SpaceX just won't have the same baggage that bigger outfits do.
The entire aerospace industry has been bureaucratic and hidebound for decades. The story of Lockheed's Skunk Works almost belies the point--they were certainly innovative, but even in the 1960's, the only way they could accomplish it was to get all the best engineers and hide from the bureaucrats long enough to just build shit. Up until the first stealth fighter or so (the F-117) it worked, but it doesn't seem to anymore, considering all the problems, delays, crashes, and other mishaps the F-22 has had.
(Though, to be fair, the F-22 is a much more difficult undertaking. The F-117 had exactly one thing different from any other airplane from the 70's: it was shaped funny. It also had fly-by-wire because it was aerodynamically poor, but the engineering was far more conservative. The F-22 has lots of innovations at once--stealth, supercruise, improved avionics, the whole works--which entails far much more risk. Also, the 117 was a black project, which means there were a couple smart people in the Pentagon approving it and working as their clients, as opposed to the 22 where there were hundreds of Congressmen and thousands of federal bureaucrats to worry about as clients.)
As wikipedia puts it: "Each section was designed by von Braun in Huntsville and built by outside contractors such as Boeing, North American Aviation, Douglas Aircraft, and IBM."
The extreme vertical integration (and pricing model) SpaceX has is what makes it special.
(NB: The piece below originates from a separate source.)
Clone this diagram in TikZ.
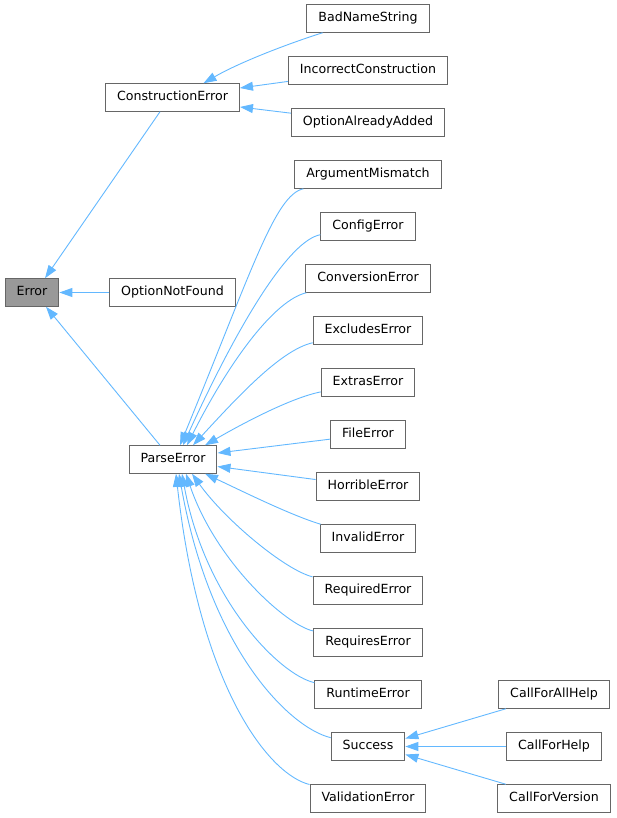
\documentclass[tikz,border=0pt]{standalone}
\usepackage{fontspec}
\setmainfont{DejaVu Sans}
\usetikzlibrary{arrows.meta,positioning,calc}
\definecolor{edgeblue}{HTML}{63B8FF}
\definecolor{boxgray}{HTML}{666666}
\definecolor{basefill}{HTML}{999999}

\begin{document}
\begin{tikzpicture}[x=1pt,y=-1pt,
	cls/.style={draw=boxgray, line width=1pt, fill=white, minimum height=27.5pt,
		inner xsep=11.5pt, inner ysep=0pt, text height=9.4pt, text depth=2.6pt,
		font=\fontsize{12.6}{15}\selectfont},
	base/.style={cls, fill=basefill},
	inh/.style={draw=edgeblue, line width=0.9pt,
		{Triangle[length=13pt,width=9pt,fill=edgeblue]}-}]
\useasboundingbox (0,0) rectangle (617,818);
\def\rowgap{52}

\node[base] (Error) at (32,292.5) {Error};
\node[cls] (OptionNotFound) at (172.5,292.5) {OptionNotFound};
\node[cls] (ConstructionError) at (172.5,97.5) {ConstructionError};
\node[cls] (ParseError) at (173,459.5) {ParseError};

% one column of leaf classes
\foreach \name [count=\i from 0] in {BadNameString,IncorrectConstruction,OptionAlreadyAdded,
	ArgumentMismatch,ConfigError,ConversionError,ExcludesError,ExtrasError,FileError,
	HorribleError,InvalidError,RequiredError,RequiresError,RuntimeError,Success,ValidationError}
{
	\node[cls] (\name) at (368,18.5+\rowgap*\i) {\name};
}

\foreach \name [count=\i from 0] in {CallForAllHelp,CallForHelp,CallForVersion}
{
	\node[cls] (\name) at (554,694.5+\rowgap*\i) {\name};
}

\draw[inh] ([xshift=13]Error.north) -- ([xshift=-12.5]ConstructionError.south);
\draw[inh] (Error) -- (OptionNotFound);
\draw[inh] ([xshift=14]Error.south) -- ([xshift=-13]ParseError.north);

\draw[inh] ([xshift=31]ConstructionError.north) .. controls (240,62) and (290,43) .. (BadNameString);
\draw[inh] ([yshift=9.5]ConstructionError.east) -- (IncorrectConstruction);
\draw[inh] ([yshift=-9.5]ConstructionError.east) -- (OptionAlreadyAdded);

\draw[inh] ([xshift=7]ParseError.north) .. controls (252,270) and (275,195) .. (ArgumentMismatch);
\draw[inh] ([xshift=10]ParseError.north) .. controls (240,320) and (290,240) .. (ConfigError);
\draw[inh] ([xshift=14]ParseError.north) .. controls (230,360) and (275,300) .. (ConversionError);
\draw[inh] ([xshift=20]ParseError.north) .. controls (235,400) and (280,350) .. (ExcludesError);
\draw[inh] ([xshift=32]ParseError.north) .. controls (240,425) and (290,398) .. (ExtrasError);
\draw[inh] ([yshift=6.5]ParseError.east) -- (FileError);
\draw[inh] ([yshift=-7]ParseError.east) -- (HorribleError);
\draw[inh] ([xshift=32]ParseError.south) .. controls (240,490) and (290,515) .. (InvalidError);
\draw[inh] ([xshift=19]ParseError.south) .. controls (225,520) and (285,570) .. (RequiredError);
\draw[inh] ([xshift=13]ParseError.south) .. controls (215,560) and (285,625) .. (RequiresError);
\draw[inh] ([xshift=9]ParseError.south) .. controls (205,600) and (280,675) .. (RuntimeError);
\draw[inh] ([xshift=6]ParseError.south) .. controls (210,650) and (290,728) .. (Success);
\draw[inh] ([xshift=3]ParseError.south) .. controls (200,690) and (270,775) .. (ValidationError);

\draw[inh] ([yshift=8]Success.east) -- (CallForAllHelp);
\draw[inh] (Success) -- (CallForHelp);
\draw[inh] ([yshift=-8]Success.east) -- (CallForVersion);

\end{tikzpicture}
\end{document}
Absolutely. SpaceX is already the cheapest $/kg to orbit. If things play out like Musk intends, they'll cut that number to a tenth of what it is today. There's no way Boeing can compete without a complete restructuring of its space business.
They certainly weren't going to put money into bringing this situation about.
I know one senior JPL (Jet Propulsion Lab -- NASA) engineer who went there early on, and another one who went later to work on docking. Making reliable space launches is a practical skill, and there are a lot of procedures that have been learned over decades that are definitely not textbook material. It has to be picked up in apprenticeship fashion.
In their promotional materials on their www site, they used to say that they were located in Southern CA to take advantage of the large pool of aerospace talent here.